Jasmine Wong, 19, of Pooi To Middle School told Young Post that she was “quite satisfied” with the exam, as it was easier than she expected. However, she’s worried about her performance in Part One of Paper One.
“I did not spend too much time on the chapter [about Han dynasty], so I wasn’t very sure about the historical events such as Yellow Turban Rebellion and The Disasters of the Partisan Prohibitions,” said Jasmine.
Another student Cheung Lee-man, 18, of Paoc Ka Chi Secondary School agreed that the difficulty level of this year’s paper was acceptable, while commenting that questions were “straightforward.”
“I think the most challenging and interesting questions were Q6(c) & Q7(c) [of Paper One], which specified the time frame of the historical events. Students might make the mistake of citing examples that happened before or after the stated period,” said the candidate.

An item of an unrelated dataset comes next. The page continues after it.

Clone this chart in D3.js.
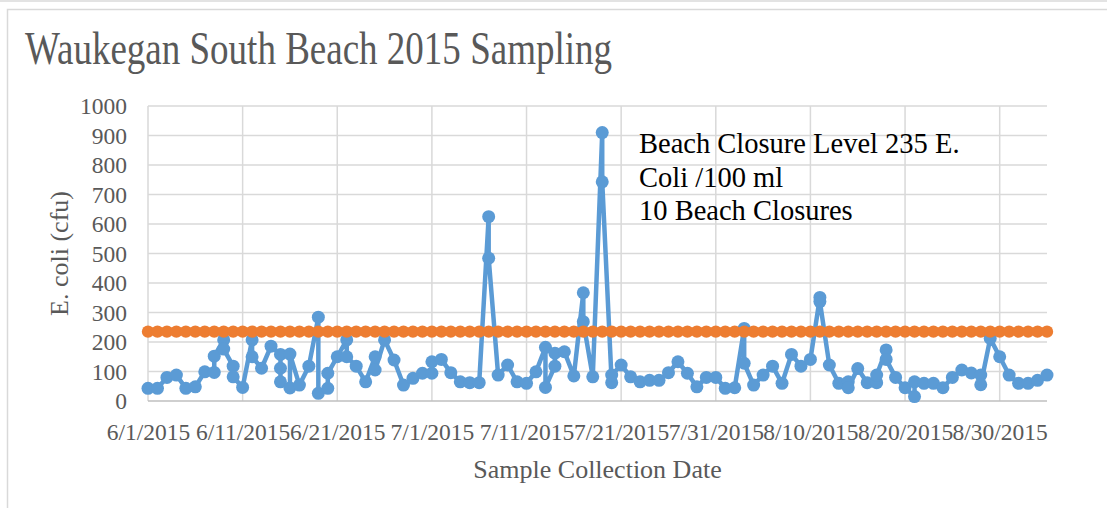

For Paper Two, students had to choose one of six modules and answer two of the three questions.
“Module Five, which is about religion propagation and cultural exchange, has been a popular choice among students taking the exam. However, candidates who selectively revised might struggle to answer Q13 and 14 which required concepts of both Buddhism and Taoism,” Choi observed.
Only one of the two religions would be tested in previous years, not both at the same time, she explained.
Another challenging question in this paper was Q8(a), said Yeung, which asked students to explain whether the Records of the Grand Historian was a book of defamation.
“It’s difficult for students to score all the 15 points if they do not know the Records very well, because the question requires students to illustrate a lot of examples. However, it was a topic that the textbook briefly touched upon,” she said.
Seeing some unanticipated and unpredictable questions this year, Choi advised students taking the exam next year to study a wide vareity of topics, and rely less on exam patterns during revision.